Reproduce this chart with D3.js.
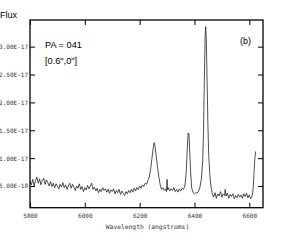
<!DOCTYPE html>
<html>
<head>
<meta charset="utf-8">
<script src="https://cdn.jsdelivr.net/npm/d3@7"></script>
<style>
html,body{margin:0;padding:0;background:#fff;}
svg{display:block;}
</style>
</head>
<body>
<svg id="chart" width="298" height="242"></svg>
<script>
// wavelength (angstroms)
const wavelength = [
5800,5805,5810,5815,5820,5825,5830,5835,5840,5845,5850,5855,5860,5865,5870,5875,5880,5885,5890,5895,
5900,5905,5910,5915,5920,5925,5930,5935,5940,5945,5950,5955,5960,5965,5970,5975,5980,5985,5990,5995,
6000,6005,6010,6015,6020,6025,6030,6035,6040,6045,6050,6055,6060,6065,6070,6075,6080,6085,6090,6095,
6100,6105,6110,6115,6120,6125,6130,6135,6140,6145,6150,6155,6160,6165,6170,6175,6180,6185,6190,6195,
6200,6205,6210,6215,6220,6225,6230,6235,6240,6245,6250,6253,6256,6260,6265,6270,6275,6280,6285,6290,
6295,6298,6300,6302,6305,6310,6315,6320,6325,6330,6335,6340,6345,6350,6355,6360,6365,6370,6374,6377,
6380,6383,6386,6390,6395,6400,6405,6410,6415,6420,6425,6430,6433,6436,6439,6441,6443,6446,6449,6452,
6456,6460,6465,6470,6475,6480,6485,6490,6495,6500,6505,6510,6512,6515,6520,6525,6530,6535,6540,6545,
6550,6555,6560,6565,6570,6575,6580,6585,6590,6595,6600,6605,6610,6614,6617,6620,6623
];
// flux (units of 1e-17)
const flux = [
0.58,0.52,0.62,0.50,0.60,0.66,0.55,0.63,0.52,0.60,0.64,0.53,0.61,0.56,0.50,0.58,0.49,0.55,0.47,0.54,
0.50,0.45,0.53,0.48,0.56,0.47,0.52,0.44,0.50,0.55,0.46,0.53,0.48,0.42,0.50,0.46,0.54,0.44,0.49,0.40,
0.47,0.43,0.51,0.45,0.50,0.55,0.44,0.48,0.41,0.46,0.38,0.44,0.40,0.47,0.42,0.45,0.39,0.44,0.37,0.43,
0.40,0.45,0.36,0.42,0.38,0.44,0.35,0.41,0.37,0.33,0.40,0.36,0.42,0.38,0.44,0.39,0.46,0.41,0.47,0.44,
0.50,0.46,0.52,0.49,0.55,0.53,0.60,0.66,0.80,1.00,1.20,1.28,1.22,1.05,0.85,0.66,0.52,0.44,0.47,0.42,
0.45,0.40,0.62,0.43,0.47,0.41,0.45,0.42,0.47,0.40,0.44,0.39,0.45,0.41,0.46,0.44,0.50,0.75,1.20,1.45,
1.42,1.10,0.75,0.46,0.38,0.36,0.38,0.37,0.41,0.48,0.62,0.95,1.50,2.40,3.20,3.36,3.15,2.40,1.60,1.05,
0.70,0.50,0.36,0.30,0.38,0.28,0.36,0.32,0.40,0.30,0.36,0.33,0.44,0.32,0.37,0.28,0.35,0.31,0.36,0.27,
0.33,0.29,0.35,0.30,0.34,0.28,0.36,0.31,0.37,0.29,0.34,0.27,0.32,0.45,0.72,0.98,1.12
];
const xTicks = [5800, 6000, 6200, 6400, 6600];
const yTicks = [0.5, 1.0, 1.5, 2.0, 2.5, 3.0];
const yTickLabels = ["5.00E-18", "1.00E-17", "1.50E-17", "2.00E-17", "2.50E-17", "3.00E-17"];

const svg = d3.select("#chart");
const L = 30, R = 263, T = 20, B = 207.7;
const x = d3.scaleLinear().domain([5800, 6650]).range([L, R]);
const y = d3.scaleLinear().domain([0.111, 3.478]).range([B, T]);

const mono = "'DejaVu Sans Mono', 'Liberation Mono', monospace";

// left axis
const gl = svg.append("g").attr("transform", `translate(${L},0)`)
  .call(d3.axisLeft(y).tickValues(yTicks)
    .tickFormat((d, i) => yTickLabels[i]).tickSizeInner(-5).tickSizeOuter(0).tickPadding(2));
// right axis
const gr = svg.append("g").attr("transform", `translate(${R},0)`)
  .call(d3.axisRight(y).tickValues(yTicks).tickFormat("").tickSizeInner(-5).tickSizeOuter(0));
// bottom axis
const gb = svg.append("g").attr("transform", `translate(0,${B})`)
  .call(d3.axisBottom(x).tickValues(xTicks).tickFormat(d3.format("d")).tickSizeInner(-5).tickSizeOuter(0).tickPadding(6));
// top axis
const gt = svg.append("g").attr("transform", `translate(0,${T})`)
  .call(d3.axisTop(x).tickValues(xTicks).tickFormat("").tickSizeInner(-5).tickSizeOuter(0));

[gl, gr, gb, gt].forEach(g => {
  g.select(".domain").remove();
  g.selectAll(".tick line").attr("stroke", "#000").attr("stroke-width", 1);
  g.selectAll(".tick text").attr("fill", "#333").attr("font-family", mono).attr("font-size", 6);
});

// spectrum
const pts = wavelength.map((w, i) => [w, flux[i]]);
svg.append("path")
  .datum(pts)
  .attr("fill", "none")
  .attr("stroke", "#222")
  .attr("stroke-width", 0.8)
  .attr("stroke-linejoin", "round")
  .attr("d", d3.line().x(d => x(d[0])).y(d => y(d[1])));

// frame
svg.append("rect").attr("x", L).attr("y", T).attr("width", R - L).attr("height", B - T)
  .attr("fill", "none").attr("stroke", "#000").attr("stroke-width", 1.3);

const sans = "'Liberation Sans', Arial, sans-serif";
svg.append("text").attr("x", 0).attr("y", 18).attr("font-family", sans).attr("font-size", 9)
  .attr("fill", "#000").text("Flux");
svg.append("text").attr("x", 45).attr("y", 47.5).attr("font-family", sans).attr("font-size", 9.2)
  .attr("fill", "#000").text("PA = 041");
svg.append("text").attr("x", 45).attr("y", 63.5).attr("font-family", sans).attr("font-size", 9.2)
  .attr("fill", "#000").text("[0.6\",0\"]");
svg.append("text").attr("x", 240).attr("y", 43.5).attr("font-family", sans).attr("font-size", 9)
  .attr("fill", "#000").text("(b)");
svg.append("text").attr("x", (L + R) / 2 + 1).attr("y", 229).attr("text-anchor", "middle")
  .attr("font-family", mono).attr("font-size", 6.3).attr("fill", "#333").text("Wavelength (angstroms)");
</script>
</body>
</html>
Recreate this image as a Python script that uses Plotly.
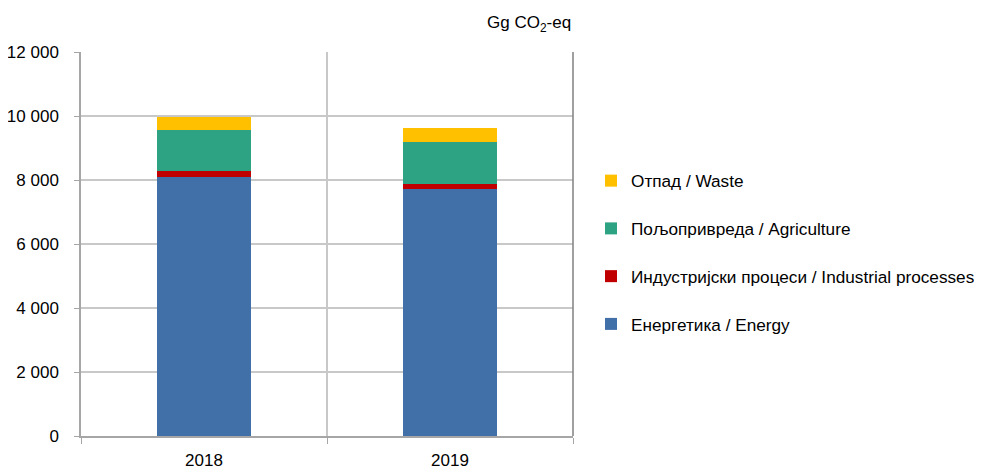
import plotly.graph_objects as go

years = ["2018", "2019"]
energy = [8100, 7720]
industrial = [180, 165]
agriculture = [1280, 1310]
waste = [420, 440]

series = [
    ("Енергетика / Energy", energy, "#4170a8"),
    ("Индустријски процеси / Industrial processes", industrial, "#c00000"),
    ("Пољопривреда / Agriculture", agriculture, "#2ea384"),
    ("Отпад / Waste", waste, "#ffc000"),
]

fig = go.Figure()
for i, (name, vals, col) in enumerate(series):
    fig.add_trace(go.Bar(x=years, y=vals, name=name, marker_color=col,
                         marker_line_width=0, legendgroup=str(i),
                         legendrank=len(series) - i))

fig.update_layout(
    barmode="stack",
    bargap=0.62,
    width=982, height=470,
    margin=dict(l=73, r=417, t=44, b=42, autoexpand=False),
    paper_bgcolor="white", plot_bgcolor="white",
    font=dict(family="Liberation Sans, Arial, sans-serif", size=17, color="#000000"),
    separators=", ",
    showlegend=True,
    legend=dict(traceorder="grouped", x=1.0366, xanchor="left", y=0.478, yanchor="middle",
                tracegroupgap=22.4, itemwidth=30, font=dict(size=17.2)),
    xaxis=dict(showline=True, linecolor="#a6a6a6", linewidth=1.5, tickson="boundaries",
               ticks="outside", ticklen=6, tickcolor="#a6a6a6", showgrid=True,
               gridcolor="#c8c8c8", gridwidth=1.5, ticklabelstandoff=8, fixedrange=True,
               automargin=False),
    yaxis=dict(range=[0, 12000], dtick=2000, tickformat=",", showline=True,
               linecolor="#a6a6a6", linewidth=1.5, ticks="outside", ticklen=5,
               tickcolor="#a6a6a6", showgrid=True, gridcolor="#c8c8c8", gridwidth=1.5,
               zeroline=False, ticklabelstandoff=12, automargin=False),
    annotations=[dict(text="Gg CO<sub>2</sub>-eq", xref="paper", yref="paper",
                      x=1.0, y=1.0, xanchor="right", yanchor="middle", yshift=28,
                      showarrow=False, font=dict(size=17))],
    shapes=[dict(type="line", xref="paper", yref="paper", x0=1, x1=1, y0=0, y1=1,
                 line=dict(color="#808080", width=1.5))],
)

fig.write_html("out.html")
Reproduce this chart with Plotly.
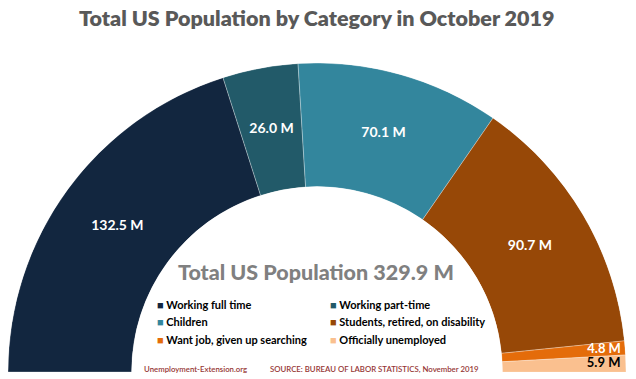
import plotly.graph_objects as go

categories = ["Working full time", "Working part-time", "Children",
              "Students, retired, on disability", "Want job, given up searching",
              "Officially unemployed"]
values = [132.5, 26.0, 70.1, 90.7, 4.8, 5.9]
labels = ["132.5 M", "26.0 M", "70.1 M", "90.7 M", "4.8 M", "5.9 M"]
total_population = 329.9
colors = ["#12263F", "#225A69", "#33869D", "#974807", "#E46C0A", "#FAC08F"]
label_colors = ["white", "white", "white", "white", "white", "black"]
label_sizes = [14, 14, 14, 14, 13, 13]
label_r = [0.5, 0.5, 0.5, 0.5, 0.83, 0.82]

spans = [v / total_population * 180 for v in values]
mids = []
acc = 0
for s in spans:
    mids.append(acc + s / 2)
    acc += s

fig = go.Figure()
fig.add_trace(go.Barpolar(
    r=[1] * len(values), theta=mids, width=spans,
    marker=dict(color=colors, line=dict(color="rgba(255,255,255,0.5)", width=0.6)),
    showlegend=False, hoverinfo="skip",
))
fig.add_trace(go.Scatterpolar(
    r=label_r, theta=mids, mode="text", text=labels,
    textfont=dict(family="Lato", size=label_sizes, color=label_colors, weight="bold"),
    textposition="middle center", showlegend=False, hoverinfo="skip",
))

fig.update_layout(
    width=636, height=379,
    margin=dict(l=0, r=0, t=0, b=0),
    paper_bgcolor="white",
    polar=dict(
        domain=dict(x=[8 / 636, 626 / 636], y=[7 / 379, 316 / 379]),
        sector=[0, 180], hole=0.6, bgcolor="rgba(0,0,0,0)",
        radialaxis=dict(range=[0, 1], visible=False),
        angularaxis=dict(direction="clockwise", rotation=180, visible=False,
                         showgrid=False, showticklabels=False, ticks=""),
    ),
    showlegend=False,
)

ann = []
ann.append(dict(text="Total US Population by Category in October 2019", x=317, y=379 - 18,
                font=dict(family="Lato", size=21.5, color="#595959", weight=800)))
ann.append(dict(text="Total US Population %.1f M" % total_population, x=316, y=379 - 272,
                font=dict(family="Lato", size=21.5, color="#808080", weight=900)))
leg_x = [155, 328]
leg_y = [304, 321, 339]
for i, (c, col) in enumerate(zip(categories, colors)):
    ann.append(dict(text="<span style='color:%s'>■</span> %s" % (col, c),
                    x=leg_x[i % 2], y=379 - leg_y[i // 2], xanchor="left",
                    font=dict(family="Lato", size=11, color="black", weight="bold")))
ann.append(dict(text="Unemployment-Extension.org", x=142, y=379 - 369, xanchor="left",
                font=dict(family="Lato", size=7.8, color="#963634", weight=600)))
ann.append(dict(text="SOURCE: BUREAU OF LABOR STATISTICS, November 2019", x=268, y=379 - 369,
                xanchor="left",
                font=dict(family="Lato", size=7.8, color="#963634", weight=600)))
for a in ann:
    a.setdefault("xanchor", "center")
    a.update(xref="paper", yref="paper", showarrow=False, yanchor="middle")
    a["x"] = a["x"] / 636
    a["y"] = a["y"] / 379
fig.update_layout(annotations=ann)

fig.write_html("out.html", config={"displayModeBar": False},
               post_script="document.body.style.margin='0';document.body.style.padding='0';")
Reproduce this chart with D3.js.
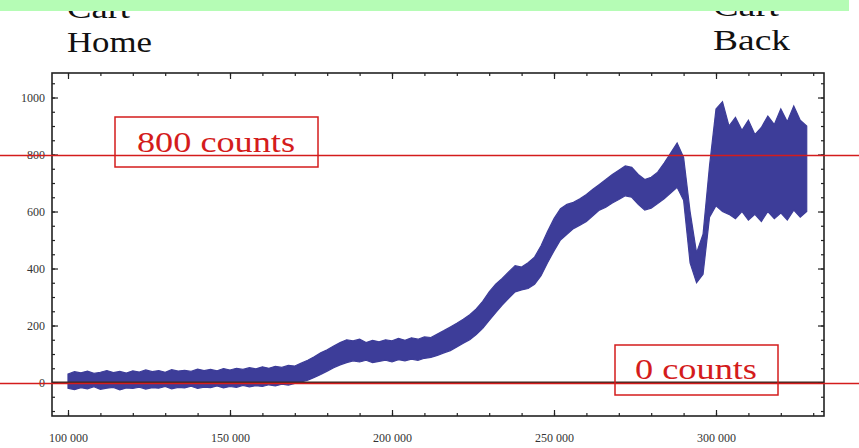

_OBJECTIVE_. Skip the pictures. Set down only the lines from the one containing "Recreate this image" through the one containing "waste = [420, 440]", exactly as they appear, ends included.

_THE COMPLETED TASK_.
Recreate this image as a Python script that uses Plotly.
import plotly.graph_objects as go

years = ["2018", "2019"]
energy = [8100, 7720]
industrial = [180, 165]
agriculture = [1280, 1310]
waste = [420, 440]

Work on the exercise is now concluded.